Civilian oversight boards don’t have to pit law enforcement professionals against members of the community, Corr added. Healthy collaborations between all parties can help identify the sources of trauma and distrust in the community as well as the needs of police officers, whose misconduct can be a result of inadequate resources and training, he said.

Criminal oversight boards are “figuring out if there are systemic issues that lead to police conduct that is lawful, but awful,” Corr said. “They are identifying policies that ought to be changed.”


Today’s ballot proposal came out of a more than yearlong charter revision process, during which several local policing reform advocacy groups proposed a more significant reform: replacing the CCRB with an entirely elected body that has the power to dictate officer discipline and pursue criminal-level misconduct charges through an independent special prosecutor. That proposal, championed by the NYC Campaign for an Elected Civilian Review Board, was not recommended by this year’s Charter Revision Commission.

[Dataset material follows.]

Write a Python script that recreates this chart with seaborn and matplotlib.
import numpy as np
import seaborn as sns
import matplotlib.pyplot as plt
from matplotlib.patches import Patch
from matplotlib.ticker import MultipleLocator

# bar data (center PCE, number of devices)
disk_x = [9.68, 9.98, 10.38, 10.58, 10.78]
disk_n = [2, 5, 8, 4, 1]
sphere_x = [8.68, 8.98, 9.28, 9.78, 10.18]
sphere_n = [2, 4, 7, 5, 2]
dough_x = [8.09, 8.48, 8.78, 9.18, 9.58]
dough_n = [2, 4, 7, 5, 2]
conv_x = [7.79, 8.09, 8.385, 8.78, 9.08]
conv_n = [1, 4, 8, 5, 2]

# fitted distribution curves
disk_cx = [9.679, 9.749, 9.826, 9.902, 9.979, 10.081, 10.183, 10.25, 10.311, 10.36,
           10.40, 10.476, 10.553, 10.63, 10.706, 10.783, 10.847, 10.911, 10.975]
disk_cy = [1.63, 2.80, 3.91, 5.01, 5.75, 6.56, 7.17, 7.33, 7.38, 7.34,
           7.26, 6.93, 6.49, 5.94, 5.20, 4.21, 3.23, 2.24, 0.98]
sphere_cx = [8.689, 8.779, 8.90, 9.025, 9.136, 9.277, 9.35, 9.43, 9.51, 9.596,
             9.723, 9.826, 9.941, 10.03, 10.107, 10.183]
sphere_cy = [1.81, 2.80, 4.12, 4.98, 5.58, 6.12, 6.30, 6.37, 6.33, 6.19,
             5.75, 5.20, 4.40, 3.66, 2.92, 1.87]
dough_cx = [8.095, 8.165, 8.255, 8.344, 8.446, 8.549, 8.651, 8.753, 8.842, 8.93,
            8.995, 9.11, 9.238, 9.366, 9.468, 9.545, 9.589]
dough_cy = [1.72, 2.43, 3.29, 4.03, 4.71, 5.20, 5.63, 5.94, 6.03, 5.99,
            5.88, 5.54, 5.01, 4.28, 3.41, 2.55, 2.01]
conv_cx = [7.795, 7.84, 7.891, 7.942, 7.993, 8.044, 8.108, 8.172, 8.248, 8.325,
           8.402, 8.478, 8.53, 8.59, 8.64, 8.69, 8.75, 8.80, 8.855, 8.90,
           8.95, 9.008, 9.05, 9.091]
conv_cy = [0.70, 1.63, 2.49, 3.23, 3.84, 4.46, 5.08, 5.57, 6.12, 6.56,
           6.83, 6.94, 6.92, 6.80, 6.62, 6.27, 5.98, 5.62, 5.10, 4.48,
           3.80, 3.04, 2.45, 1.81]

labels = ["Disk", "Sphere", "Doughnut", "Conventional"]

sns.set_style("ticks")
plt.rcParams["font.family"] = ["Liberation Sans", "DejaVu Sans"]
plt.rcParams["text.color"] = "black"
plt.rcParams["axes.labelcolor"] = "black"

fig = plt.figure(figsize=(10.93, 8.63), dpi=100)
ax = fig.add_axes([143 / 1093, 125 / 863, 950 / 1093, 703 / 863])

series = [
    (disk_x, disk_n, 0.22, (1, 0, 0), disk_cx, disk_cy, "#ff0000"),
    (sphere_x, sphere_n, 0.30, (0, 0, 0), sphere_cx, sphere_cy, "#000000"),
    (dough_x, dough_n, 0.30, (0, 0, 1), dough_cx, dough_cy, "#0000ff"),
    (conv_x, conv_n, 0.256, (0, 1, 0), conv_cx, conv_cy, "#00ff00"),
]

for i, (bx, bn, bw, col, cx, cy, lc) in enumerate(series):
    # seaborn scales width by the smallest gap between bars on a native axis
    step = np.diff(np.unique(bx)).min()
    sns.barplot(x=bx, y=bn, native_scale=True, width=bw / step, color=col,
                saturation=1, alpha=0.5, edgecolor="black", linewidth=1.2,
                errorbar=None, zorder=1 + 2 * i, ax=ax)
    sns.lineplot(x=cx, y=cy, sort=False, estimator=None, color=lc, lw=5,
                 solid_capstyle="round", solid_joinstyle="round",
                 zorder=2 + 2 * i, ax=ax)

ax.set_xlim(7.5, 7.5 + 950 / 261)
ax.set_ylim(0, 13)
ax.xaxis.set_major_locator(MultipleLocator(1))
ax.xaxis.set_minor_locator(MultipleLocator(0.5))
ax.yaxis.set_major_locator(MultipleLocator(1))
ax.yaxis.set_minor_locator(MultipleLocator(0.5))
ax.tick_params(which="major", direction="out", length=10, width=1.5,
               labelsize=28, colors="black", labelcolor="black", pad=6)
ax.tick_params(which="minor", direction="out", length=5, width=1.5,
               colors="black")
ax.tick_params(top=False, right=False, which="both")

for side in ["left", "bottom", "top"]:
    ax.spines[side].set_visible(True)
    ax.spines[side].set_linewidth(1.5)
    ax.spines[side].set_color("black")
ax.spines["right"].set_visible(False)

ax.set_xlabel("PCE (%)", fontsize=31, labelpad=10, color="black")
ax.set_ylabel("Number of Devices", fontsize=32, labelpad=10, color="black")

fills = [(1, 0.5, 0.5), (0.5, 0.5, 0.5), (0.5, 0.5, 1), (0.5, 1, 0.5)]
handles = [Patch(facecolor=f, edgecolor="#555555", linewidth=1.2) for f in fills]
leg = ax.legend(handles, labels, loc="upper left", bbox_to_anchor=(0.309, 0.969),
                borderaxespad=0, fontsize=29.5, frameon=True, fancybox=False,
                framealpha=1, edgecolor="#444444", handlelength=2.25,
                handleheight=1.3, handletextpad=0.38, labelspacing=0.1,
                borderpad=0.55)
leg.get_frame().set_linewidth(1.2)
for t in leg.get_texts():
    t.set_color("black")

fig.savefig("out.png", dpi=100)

Regardless of whether voters approve Question 2, some advocates are pushing the City Council to pass legislation establishing an elected civilian review board. A previous version of the legislation would have created a 21-member board elected from corresponding council districts. The campaign hopes to have an updated City Council measure introduced “very soon,” Elias Holtz, a steering committee member of the campaign, told The Appeal.

“The CCRB is discredited in the community because it doesn’t have any power to make binding decisions,” Holtz said. “These proposed changes don’t change the fact that police still police themselves.”